(Data segment):
====
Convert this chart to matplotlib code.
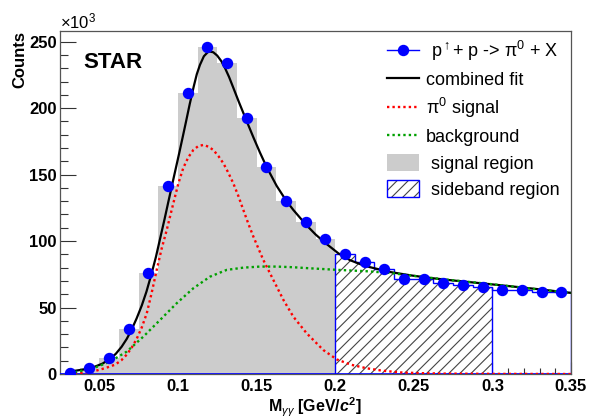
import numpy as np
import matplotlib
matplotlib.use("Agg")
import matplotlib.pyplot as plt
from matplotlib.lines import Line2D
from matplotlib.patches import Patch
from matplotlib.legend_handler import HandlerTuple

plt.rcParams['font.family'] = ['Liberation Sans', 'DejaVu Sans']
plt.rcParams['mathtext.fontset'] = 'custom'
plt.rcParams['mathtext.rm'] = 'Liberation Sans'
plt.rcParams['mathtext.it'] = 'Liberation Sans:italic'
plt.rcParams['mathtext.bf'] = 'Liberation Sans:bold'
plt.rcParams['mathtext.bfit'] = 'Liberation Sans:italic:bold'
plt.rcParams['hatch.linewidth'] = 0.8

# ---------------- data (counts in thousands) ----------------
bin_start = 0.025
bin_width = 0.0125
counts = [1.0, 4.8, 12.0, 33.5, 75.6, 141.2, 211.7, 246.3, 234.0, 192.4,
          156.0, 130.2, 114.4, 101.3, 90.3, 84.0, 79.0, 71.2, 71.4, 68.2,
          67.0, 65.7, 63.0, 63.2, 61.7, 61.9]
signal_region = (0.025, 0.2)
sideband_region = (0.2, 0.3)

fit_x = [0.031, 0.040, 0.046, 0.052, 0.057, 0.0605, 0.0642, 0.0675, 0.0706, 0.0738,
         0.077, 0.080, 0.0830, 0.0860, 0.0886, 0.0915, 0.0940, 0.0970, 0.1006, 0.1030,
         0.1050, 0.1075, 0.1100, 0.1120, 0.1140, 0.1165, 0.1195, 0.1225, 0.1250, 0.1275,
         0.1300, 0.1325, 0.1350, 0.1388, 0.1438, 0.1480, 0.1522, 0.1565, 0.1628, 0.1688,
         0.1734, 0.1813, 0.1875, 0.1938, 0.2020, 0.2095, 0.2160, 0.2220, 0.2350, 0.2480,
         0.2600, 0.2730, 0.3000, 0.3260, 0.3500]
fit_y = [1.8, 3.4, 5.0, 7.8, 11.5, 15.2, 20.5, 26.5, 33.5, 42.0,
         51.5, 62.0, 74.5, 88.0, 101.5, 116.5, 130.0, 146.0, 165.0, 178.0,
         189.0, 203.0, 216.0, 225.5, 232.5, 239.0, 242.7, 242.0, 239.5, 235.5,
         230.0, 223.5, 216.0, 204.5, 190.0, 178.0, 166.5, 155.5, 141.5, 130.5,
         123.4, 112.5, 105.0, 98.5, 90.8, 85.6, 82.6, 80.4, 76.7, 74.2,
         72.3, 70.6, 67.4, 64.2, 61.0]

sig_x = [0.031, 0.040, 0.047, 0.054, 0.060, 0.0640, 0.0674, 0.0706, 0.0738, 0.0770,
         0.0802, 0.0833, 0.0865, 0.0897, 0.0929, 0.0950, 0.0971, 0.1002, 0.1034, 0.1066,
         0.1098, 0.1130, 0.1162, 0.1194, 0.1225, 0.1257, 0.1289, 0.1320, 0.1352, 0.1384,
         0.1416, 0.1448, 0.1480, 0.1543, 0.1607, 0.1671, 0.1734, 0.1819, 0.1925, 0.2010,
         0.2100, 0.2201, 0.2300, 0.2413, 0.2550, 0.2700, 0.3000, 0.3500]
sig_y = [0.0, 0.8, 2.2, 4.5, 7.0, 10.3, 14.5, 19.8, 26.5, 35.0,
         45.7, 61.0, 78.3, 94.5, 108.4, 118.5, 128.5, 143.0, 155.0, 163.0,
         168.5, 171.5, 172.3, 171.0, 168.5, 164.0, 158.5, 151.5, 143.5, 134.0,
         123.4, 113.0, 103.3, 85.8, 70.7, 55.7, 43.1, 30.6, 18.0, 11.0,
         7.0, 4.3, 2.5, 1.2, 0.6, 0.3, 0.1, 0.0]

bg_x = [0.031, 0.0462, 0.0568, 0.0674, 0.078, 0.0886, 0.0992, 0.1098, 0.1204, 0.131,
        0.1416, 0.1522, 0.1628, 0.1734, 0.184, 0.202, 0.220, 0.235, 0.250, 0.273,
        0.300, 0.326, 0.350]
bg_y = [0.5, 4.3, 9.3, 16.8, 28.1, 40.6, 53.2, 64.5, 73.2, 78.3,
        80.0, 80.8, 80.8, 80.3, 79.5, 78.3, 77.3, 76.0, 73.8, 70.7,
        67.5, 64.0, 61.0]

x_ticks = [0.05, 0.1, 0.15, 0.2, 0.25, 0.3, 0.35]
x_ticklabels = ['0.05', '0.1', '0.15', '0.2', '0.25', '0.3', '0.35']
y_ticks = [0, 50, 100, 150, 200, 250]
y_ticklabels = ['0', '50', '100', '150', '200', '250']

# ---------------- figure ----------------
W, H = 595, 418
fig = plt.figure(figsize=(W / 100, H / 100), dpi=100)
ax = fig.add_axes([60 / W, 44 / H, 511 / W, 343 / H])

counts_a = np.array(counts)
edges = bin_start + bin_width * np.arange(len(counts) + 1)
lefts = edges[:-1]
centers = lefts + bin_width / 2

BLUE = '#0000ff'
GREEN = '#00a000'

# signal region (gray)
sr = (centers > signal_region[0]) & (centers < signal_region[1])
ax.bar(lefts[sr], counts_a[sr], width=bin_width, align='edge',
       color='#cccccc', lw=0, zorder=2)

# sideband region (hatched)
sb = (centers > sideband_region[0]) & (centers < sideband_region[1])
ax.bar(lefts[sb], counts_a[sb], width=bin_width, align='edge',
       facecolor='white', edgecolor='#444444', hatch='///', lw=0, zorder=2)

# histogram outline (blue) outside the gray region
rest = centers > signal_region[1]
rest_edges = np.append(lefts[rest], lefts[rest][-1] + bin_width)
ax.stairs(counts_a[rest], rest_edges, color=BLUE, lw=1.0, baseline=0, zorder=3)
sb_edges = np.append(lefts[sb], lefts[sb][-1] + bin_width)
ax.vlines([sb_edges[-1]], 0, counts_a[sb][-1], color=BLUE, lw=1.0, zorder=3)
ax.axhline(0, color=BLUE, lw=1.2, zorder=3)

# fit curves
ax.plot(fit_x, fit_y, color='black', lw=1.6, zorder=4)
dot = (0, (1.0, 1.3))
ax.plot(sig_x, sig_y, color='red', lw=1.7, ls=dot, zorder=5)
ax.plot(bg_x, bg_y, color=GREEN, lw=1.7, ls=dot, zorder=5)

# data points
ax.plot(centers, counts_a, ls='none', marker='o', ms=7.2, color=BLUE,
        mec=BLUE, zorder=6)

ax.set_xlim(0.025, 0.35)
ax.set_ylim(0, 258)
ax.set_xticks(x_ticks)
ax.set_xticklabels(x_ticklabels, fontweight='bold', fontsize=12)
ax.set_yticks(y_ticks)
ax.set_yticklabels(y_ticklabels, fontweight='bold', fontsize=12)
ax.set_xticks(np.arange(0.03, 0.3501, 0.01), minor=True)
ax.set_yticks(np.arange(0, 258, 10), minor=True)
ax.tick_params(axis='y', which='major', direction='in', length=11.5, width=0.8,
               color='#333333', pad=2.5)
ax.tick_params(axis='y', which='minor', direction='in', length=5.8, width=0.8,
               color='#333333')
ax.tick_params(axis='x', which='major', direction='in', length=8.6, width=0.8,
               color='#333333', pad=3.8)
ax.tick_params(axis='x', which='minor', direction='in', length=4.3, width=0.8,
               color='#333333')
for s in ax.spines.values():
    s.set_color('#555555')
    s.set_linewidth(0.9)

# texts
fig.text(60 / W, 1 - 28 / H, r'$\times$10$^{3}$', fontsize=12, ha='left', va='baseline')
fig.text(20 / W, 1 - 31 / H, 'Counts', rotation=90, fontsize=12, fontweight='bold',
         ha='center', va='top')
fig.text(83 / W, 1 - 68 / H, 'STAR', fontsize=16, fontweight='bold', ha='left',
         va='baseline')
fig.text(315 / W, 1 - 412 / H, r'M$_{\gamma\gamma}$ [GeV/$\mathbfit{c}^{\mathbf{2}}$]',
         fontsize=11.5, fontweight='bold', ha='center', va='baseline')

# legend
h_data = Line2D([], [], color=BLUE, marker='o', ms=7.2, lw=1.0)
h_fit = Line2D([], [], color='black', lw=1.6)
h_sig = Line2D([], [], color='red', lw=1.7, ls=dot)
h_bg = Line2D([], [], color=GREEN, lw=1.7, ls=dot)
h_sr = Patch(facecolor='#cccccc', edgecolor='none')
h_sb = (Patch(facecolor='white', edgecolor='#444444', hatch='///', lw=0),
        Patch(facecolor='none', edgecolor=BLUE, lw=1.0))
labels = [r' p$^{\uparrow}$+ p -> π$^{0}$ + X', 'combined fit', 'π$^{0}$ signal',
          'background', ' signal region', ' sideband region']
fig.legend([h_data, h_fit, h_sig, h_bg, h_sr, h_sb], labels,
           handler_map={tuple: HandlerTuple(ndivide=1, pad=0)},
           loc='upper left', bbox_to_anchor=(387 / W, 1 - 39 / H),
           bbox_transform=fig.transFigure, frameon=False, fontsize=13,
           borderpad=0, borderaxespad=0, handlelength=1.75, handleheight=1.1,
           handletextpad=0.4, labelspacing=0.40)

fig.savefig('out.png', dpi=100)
====
(Problem to work on): Leave out any pictures and return exactly the lines from the beginning of the data through the line with "sideband_region = (0.2, 0.3)", inclusive.

(In response):
Convert this chart to matplotlib code.
import numpy as np
import matplotlib
matplotlib.use("Agg")
import matplotlib.pyplot as plt
from matplotlib.lines import Line2D
from matplotlib.patches import Patch
from matplotlib.legend_handler import HandlerTuple

plt.rcParams['font.family'] = ['Liberation Sans', 'DejaVu Sans']
plt.rcParams['mathtext.fontset'] = 'custom'
plt.rcParams['mathtext.rm'] = 'Liberation Sans'
plt.rcParams['mathtext.it'] = 'Liberation Sans:italic'
plt.rcParams['mathtext.bf'] = 'Liberation Sans:bold'
plt.rcParams['mathtext.bfit'] = 'Liberation Sans:italic:bold'
plt.rcParams['hatch.linewidth'] = 0.8

# ---------------- data (counts in thousands) ----------------
bin_start = 0.025
bin_width = 0.0125
counts = [1.0, 4.8, 12.0, 33.5, 75.6, 141.2, 211.7, 246.3, 234.0, 192.4,
          156.0, 130.2, 114.4, 101.3, 90.3, 84.0, 79.0, 71.2, 71.4, 68.2,
          67.0, 65.7, 63.0, 63.2, 61.7, 61.9]
signal_region = (0.025, 0.2)
sideband_region = (0.2, 0.3)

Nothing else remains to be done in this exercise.